[Second in a series of essays on the current political climate in the United States.
Part 3: Doc on…Judicial Branch of government in the U.S.
Read Part 1: Doc on…Ranked Choice Voting
Whenever a contentious presidential election comes up, especially when the popular vote does not match the electoral results, people call for the Electoral College to be abolished. I was one of those people. I don’t think that way now, but I do think a lot of changes are needed.
First, why do we even have it? Initially, during the Constitutional Convention of 1787, the original plan had Congress electing a president. Congress consists of two houses – the Senate, which has two members per state so states are equally represented, and the House of Representatives, which is apportioned based on districts of roughly equal population, so it represents closer to the popular vote. More on that “roughly equal” later.
It was later decided that having Congress do this might violate the idea that the Executive Branch should be separate from the Legislative branch, so instead the citizens should make that decision. However, a straight popular vote favored larger states, so wasn’t favored by the more rural states. Instead, a hybrid system similar to be separate from Congress was decided on – the Electoral College.
In essence, rather than vote directly for president, voters instead elected a set of “electors” that more closely represented their political beliefs and concerns. These electors were not members of Congress, but were expected to be learned people who would likely have more direct knowledge of national concerns than the common populace. Remember, this is LONG before social media, the Internet, and the ready availability of information. The electors, however, were free to elect whichever candidate they saw fit.
The number of electors per state were equal to the number of senators and representatives in Congress. This maintained the hybrid model such that rural states were still represented more than their strict population numbers.

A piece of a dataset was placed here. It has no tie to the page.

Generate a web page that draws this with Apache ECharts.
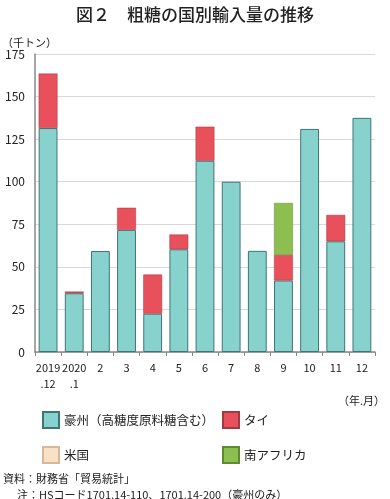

Over the years, as the common voters had access to more and more information at the national level, states changed their own internal role of electors, with most states pledging electors to vote for the candidate the popular vote chose at the statewide level. In Maine and Nebraska, two electors are pledged to the statewide vote, and the rest are pledged to each district’s vote. However, it is possible for an elector to not vote as they pledged to do so, and vote for a different candidate. Currently, there are about 31 states that now have laws to penalize, force or replace a so-called “faithless” elector.
So what are some of the current problems of the current system?
- Since I mentioned it just now, let’s start with that one. There is still the possibility of faithless electors. Nowadays it seems foolish to “elect the electors”, but that is the way the Constitution is written and it still needs to be followed until an Amendment alters it, and since the Constitution does not place rules on the electors beyond how the vote is conducted, it’s currently up to the states to try and prevent faithless electors.
- The popular vote doesn’t always win. Because the electors are not apportioned evenly according to population but there is greater weight given to less-populated states, not all votes are considered equal. While we wait for the 2020 census results, let’s use the 2019 estimates In Wyoming which has 3 electors, an elector represents about 193,000 voters, while California, which has 55 electors, an elector represents over 710,000 votes. That means a vote in Wyoming has almost 4 times the power than a vote in California. In states which tend to lean heavily to one party or another, a voter for the opposing party’s vote can essentially be meaningless.
- Some people don’t even get to be counted regardless. Originally, only voters in a state could vote, which even excluded residents of Washington, D.C. In 1961, the Twenty-Third Amendment franchised the voters of Washington, D.C. as if it was a state, but with the provision that it could never have more votes than the least-populated state, so they get three electors. Still, the United States have millions of citizens that reside in U.S. territories, such as Puerto Rico, that have no electoral representation at all.
So how can we fix?
- Eliminate the concept of electors in general. The states define how the electoral votes are allocated based on votes, and that’s that. There isn’t a secondary human process, and no problem with faithless electors. They only exist now because the Constitution says so. The meaning behind them is no longer valid.
- Enfranchise the citizens who are currently not franchised, at least for the 5 major permanently inhabited territories. Apportion electoral votes under current representation apportionment, but as there are no senators the minimum number is 1. This raises a question about D.C. representation, which may need to be grandfathered in.
- Provide a number of electoral votes to the popular vote. The President represents the country as a whole – the popular vote reflects that. But keeping part of the congressional representation model also addresses the less popular states issue. It also makes sure that EVERY VOTE COUNTS. I propose that the number be no greater than that of the largest state (currently California at 55), and might be fixed at roughly 10% of the electoral college as a whole or something like that.
These might not be the only fixes, and some numbers might need tweaking, but it is a start.